On the real estate side of things, Blavatnik’s lavish purchases include a £41 million mansion in London’s Kensington Gardens and the Grand-Hotel du Cap-Ferrat located on a peninsula not far from Nice in the French Riviera. In Miami, Blavatnik is the financier—to the tune of $1.2 billion—behind Argentine entrepreneur Alan Faena’s Faena district which has a cultural center alongside a hotel, condos, and a retail complex; it opened in Fall 2016.
In a 2014 profile of Blavatnik in New Yorker, British publisher Lord George Weidenfeld said that Blavatnik has been “systematically collecting very good art recently—contemporary art, and also a Modigliani, one of the best I’ve seen.” In 2014, Blavatnik also scooped up a Damien Hirst woolly mammoth sculpture at a charity auction at the Cannes Film Festival.

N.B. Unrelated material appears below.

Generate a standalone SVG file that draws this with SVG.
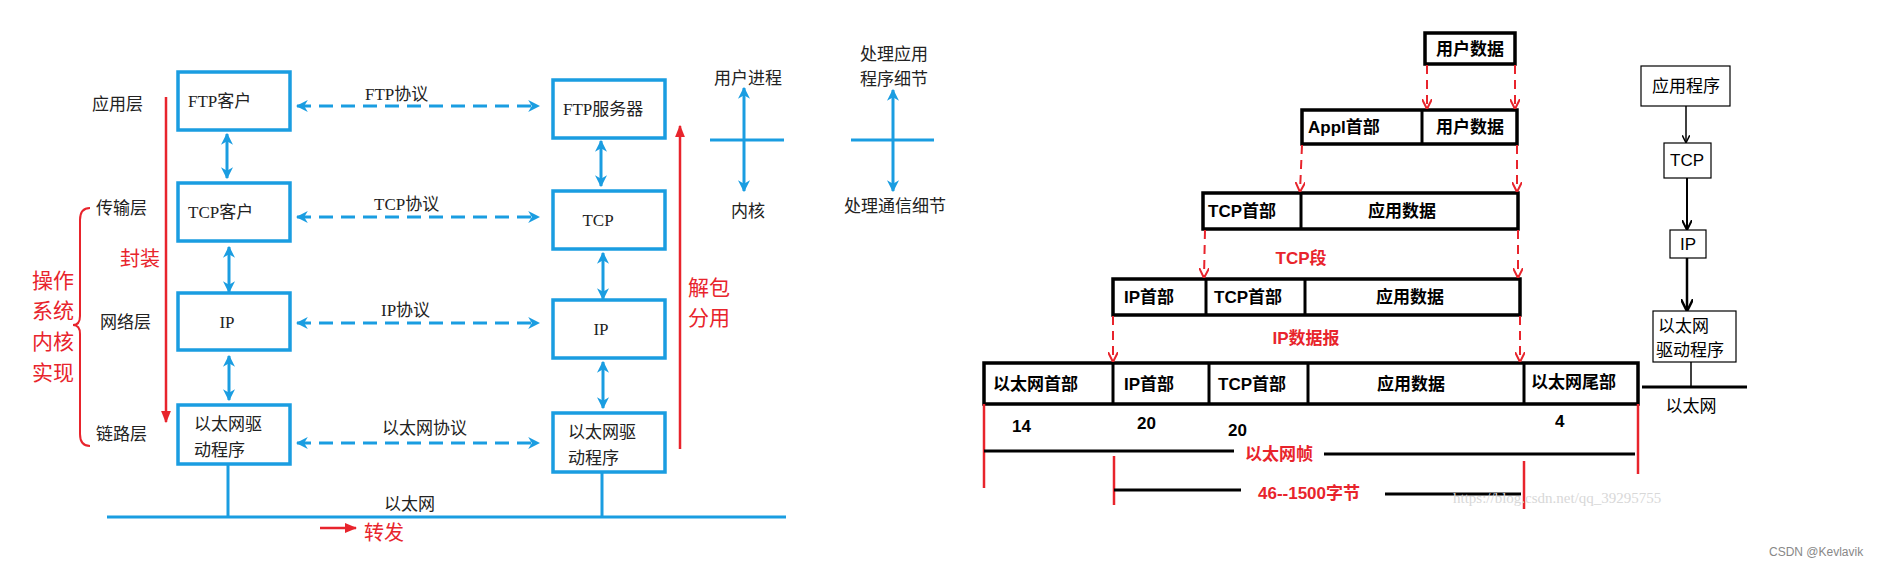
<svg xmlns="http://www.w3.org/2000/svg" width="1881" height="564" viewBox="0 0 1881 564">
<style>
text{font-family:"Liberation Serif","Noto Sans CJK SC",serif;font-size:17px;fill:#222}
.c{text-anchor:middle}
.bb{fill:none;stroke:#1a9de1;stroke-width:3.5}
.bl{stroke:#1a9de1;stroke-width:3;fill:none}
.dash{stroke:#1a9de1;stroke-width:3;stroke-dasharray:14,8;fill:none}
.tb{fill:#fff;stroke:#000;stroke-width:3.5}
.tt{font-family:"Liberation Sans","Noto Sans CJK SC",sans-serif;font-size:17px;fill:#000;font-weight:bold}
text.r{fill:#e8242c}
.rd{stroke:#e8242c;stroke-width:2;stroke-dasharray:9,6;fill:none}
.rl{stroke:#e8242c;stroke-width:2.5}
.k{stroke:#000;stroke-width:3}
.sb{fill:#fff;stroke:#000;stroke-width:1.2}
</style>
<defs>
<marker id="ba" viewBox="0 0 10 10" refX="9" refY="5" markerWidth="4" markerHeight="4" orient="auto-start-reverse"><path d="M0,0L10,5L0,10L3,5z" fill="#1a9de1"/></marker>
<marker id="ra" viewBox="0 0 10 10" refX="9" refY="5" markerWidth="5" markerHeight="5" orient="auto"><path d="M0,1L10,5L0,9z" fill="#e8242c"/></marker>
<marker id="ro" viewBox="0 0 10 10" refX="9" refY="5" markerWidth="5" markerHeight="5" orient="auto"><path d="M0,0L10,5L0,10" fill="none" stroke="#e8242c" stroke-width="2"/></marker>
<marker id="ko" viewBox="0 0 10 10" refX="9" refY="5" markerWidth="5" markerHeight="5" orient="auto"><path d="M0,0L10,5L0,10" fill="none" stroke="#000" stroke-width="2"/></marker>
</defs>
<g id="left-nodes">
<g id="ftpc"><rect class="bb" x="178" y="72" width="112" height="58"/><text x="188" y="107">FTP客户</text></g>
<g id="tcpc"><rect class="bb" x="178" y="183" width="112" height="58"/><text x="188" y="218">TCP客户</text></g>
<g id="ipc"><rect class="bb" x="178" y="293" width="112" height="57"/><text class="c" x="227" y="328">IP</text></g>
<g id="ethc"><rect class="bb" x="178" y="405" width="112" height="59"/><text x="194" y="430">以太网驱</text><text x="194" y="456">动程序</text></g>
<g id="ftps"><rect class="bb" x="553" y="80" width="112" height="58"/><text x="563" y="115">FTP服务器</text></g>
<g id="tcps"><rect class="bb" x="553" y="191" width="112" height="58"/><text class="c" x="598" y="226">TCP</text></g>
<g id="ips"><rect class="bb" x="553" y="300" width="112" height="58"/><text class="c" x="601" y="335">IP</text></g>
<g id="eths"><rect class="bb" x="553" y="413" width="112" height="59"/><text x="568" y="438">以太网驱</text><text x="568" y="464">动程序</text></g>
</g>
<g id="left-connectors">
<line class="dash" x1="297" y1="106" x2="539" y2="106" marker-start="url(#ba)" marker-end="url(#ba)"/>
<line class="dash" x1="297" y1="217" x2="539" y2="217" marker-start="url(#ba)" marker-end="url(#ba)"/>
<line class="dash" x1="297" y1="323" x2="539" y2="323" marker-start="url(#ba)" marker-end="url(#ba)"/>
<line class="dash" x1="297" y1="443" x2="539" y2="443" marker-start="url(#ba)" marker-end="url(#ba)"/>
<line class="bl" x1="227" y1="134" x2="227" y2="178" marker-start="url(#ba)" marker-end="url(#ba)"/>
<line class="bl" x1="229" y1="247" x2="229" y2="292" marker-start="url(#ba)" marker-end="url(#ba)"/>
<line class="bl" x1="229" y1="356" x2="229" y2="400" marker-start="url(#ba)" marker-end="url(#ba)"/>
<line class="bl" x1="601" y1="141" x2="601" y2="186" marker-start="url(#ba)" marker-end="url(#ba)"/>
<line class="bl" x1="603" y1="253" x2="603" y2="299" marker-start="url(#ba)" marker-end="url(#ba)"/>
<line class="bl" x1="603" y1="362" x2="603" y2="408" marker-start="url(#ba)" marker-end="url(#ba)"/>
<line class="bl" x1="107" y1="517" x2="786" y2="517"/>
<line class="bl" x1="228" y1="464" x2="228" y2="517"/>
<line class="bl" x1="602" y1="472" x2="602" y2="517"/>
<line class="rl" x1="166" y1="97" x2="166" y2="422" marker-end="url(#ra)"/>
<line class="rl" x1="680" y1="449" x2="680" y2="126" marker-end="url(#ra)"/>
<line class="rl" x1="320" y1="528" x2="356" y2="528" marker-end="url(#ra)"/>
<path d="M90,208 Q80,208 80,220 L80,316 Q80,325 73,325 Q80,325 80,334 L80,434 Q80,446 90,446" fill="none" stroke="#e8242c" stroke-width="2"/>
<line class="bl" x1="744" y1="140" x2="744" y2="88" marker-end="url(#ba)"/>
<line class="bl" x1="744" y1="140" x2="744" y2="191" marker-end="url(#ba)"/>
<line class="bl" x1="710" y1="140" x2="784" y2="140"/>
<line class="bl" x1="893" y1="140" x2="893" y2="90" marker-end="url(#ba)"/>
<line class="bl" x1="893" y1="140" x2="893" y2="191" marker-end="url(#ba)"/>
<line class="bl" x1="851" y1="140" x2="934" y2="140"/>
</g>
<g id="left-labels">
<text x="365" y="100">FTP协议</text>
<text x="374" y="210">TCP协议</text>
<text x="381" y="316">IP协议</text>
<text x="382" y="434">以太网协议</text>
<text x="92" y="110">应用层</text>
<text x="96" y="214">传输层</text>
<text x="100" y="328">网络层</text>
<text x="96" y="440">链路层</text>
<text class="r" x="120" y="266" style="font-size:20px">封装</text>
<text class="r" x="32" y="288" style="font-size:21px">操作</text>
<text class="r" x="32" y="318" style="font-size:21px">系统</text>
<text class="r" x="32" y="349" style="font-size:21px">内核</text>
<text class="r" x="32" y="380" style="font-size:21px">实现</text>
<text class="r" x="688" y="295" style="font-size:21px">解包</text>
<text class="r" x="688" y="325" style="font-size:21px">分用</text>
<text x="384" y="510">以太网</text>
<text class="r" x="364" y="540" style="font-size:20px">转发</text>
<text class="c" x="748" y="84">用户进程</text>
<text class="c" x="748" y="217">内核</text>
<text class="c" x="894" y="60">处理应用</text>
<text class="c" x="894" y="85">程序细节</text>
<text class="c" x="895" y="212">处理通信细节</text>
</g>
<g id="right-table">
<g id="r1"><rect class="tb" x="1425" y="33" width="90" height="31"/><text class="tt c" x="1470" y="55">用户数据</text></g>
<g id="r2"><rect class="tb" x="1302" y="110" width="215" height="34"/><line class="k" x1="1422" y1="110" x2="1422" y2="144"/><text class="tt" x="1308" y="133">Appl首部</text><text class="tt c" x="1470" y="133">用户数据</text></g>
<g id="r3"><rect class="tb" x="1203" y="193" width="315" height="36"/><line class="k" x1="1301" y1="193" x2="1301" y2="229"/><text class="tt" x="1208" y="217">TCP首部</text><text class="tt c" x="1402" y="217">应用数据</text></g>
<g id="r4"><rect class="tb" x="1113" y="279" width="407" height="36"/><line class="k" x1="1206" y1="279" x2="1206" y2="315"/><line class="k" x1="1305" y1="279" x2="1305" y2="315"/><text class="tt" x="1124" y="303">IP首部</text><text class="tt" x="1214" y="303">TCP首部</text><text class="tt c" x="1410" y="303">应用数据</text></g>
<g id="r5"><rect class="tb" x="984" y="363" width="654" height="41"/><line class="k" x1="1113" y1="363" x2="1113" y2="404"/><line class="k" x1="1209" y1="363" x2="1209" y2="404"/><line class="k" x1="1308" y1="363" x2="1308" y2="404"/><line class="k" x1="1524" y1="363" x2="1524" y2="404"/><text class="tt" x="993" y="390">以太网首部</text><text class="tt" x="1124" y="390">IP首部</text><text class="tt" x="1218" y="390">TCP首部</text><text class="tt c" x="1411" y="390">应用数据</text><text class="tt" x="1531" y="388">以太网尾部</text></g>
</g>
<g id="right-connectors">
<line class="rd" x1="1427" y1="65" x2="1427" y2="108" marker-end="url(#ro)"/>
<line class="rd" x1="1515" y1="65" x2="1515" y2="108" marker-end="url(#ro)"/>
<line class="rd" x1="1302" y1="145" x2="1300" y2="191" marker-end="url(#ro)"/>
<line class="rd" x1="1517" y1="145" x2="1517" y2="191" marker-end="url(#ro)"/>
<line class="rd" x1="1205" y1="230" x2="1204" y2="277" marker-end="url(#ro)"/>
<line class="rd" x1="1518" y1="230" x2="1518" y2="277" marker-end="url(#ro)"/>
<line class="rd" x1="1113" y1="316" x2="1113" y2="361" marker-end="url(#ro)"/>
<line class="rd" x1="1520" y1="316" x2="1520" y2="361" marker-end="url(#ro)"/>
<line class="rl" x1="984" y1="404" x2="984" y2="488"/>
<line class="rl" x1="1638" y1="404" x2="1638" y2="474"/>
<line class="rl" x1="1114" y1="456" x2="1114" y2="505"/>
<line class="rl" x1="1524" y1="461" x2="1524" y2="509"/>
<line class="k" x1="984" y1="451" x2="1234" y2="451"/>
<line class="k" x1="1324" y1="454" x2="1635" y2="454"/>
<line class="k" x1="1114" y1="490" x2="1241" y2="490"/>
<line class="k" x1="1385" y1="494" x2="1521" y2="494"/>
</g>
<g id="right-labels">
<text class="tt c r" x="1301" y="264">TCP段</text>
<text class="tt c r" x="1306" y="344">IP数据报</text>
<text class="tt" x="1012" y="432">14</text>
<text class="tt" x="1137" y="429">20</text>
<text class="tt" x="1228" y="436">20</text>
<text class="tt" x="1555" y="427">4</text>
<text class="tt c r" x="1279" y="460">以太网帧</text>
<text class="tt c r" x="1309" y="499">46--1500字节</text>
<text x="1453" y="503" style="font-size:15px;fill:#d8d8d8">https://blog.csdn.net/qq_39295755</text>
<text x="1769" y="556" style="font-family:'Liberation Sans',sans-serif;font-size:12px;fill:#888">CSDN @Kevlavik</text>
</g>
<g id="stack">
<g id="s1"><rect class="sb" x="1641" y="66" width="89" height="40"/><text class="tt c" x="1686" y="92" style="font-weight:normal">应用程序</text></g>
<g id="s2"><rect class="sb" x="1664" y="143" width="47" height="35"/><text class="tt c" x="1687" y="166" style="font-weight:normal">TCP</text></g>
<g id="s3"><rect class="sb" x="1670" y="230" width="36" height="28"/><text class="tt c" x="1688" y="250" style="font-weight:normal">IP</text></g>
<g id="s4"><rect class="sb" x="1653" y="311" width="83" height="51"/><text class="tt" x="1658" y="332" style="font-weight:normal">以太网</text><text class="tt" x="1656" y="356" style="font-weight:normal">驱动程序</text></g>
<line stroke="#000" stroke-width="1.5" x1="1686" y1="106" x2="1686" y2="142" marker-end="url(#ko)"/>
<line stroke="#000" stroke-width="2" x1="1687" y1="178" x2="1687" y2="229" marker-end="url(#ko)"/>
<line stroke="#000" stroke-width="2.5" x1="1687" y1="258" x2="1687" y2="310" marker-end="url(#ko)"/>
<line stroke="#000" stroke-width="1.5" x1="1691" y1="362" x2="1691" y2="387"/>
<line class="k" x1="1642" y1="387" x2="1747" y2="387"/>
<text class="tt c" x="1691" y="412" style="font-weight:normal">以太网</text>
</g>
</svg>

In 2016, he donated a tidy (confidential) sum to London’s Victoria and Albert Museum, which renamed the entrance hall of its new extension for him, and Tate Modern’s Switch House extension was renamed the Blavatnik Building after he donated £50 million. In 2020, he donated £10 million to the Courtauld Institute in London; the year after, he put up nearly half the funds to buy a £20.1 million rare manuscript collection for the U.K. organization Friends of the National Library.
Blavatnik’s wealth has grown in recent years, and in 2021, he topped the Sunday Times’s rich list of U.K. billionaires, with an estimated fortune of £23 billion. Yet he soon fell under scrutiny after Russia invaded Ukraine in 2022. (Despite having been born in Ukraine, he was raised in Moscow.) Blavatnik has repeatedly claimed that he has no connections to Vladimir Putin or other Russian politicians, and that he is not an oligarch, but Bloomberg questioned that narrative in a lengthy exposé in which it reported that Blavatnik had “seeded his massive fortune with winnings from the so-called ‘aluminum wars’ and Siberian oilfields.” Others have drawn connections between Blavatnik and the Russian oligarch Viktor Vekselberg, but Blavatnik has said he merely has an indirect minority interest in the same company as Vekselberg. Blavatnik was not among those who faced sanctions in 2022 amid the war in Ukraine.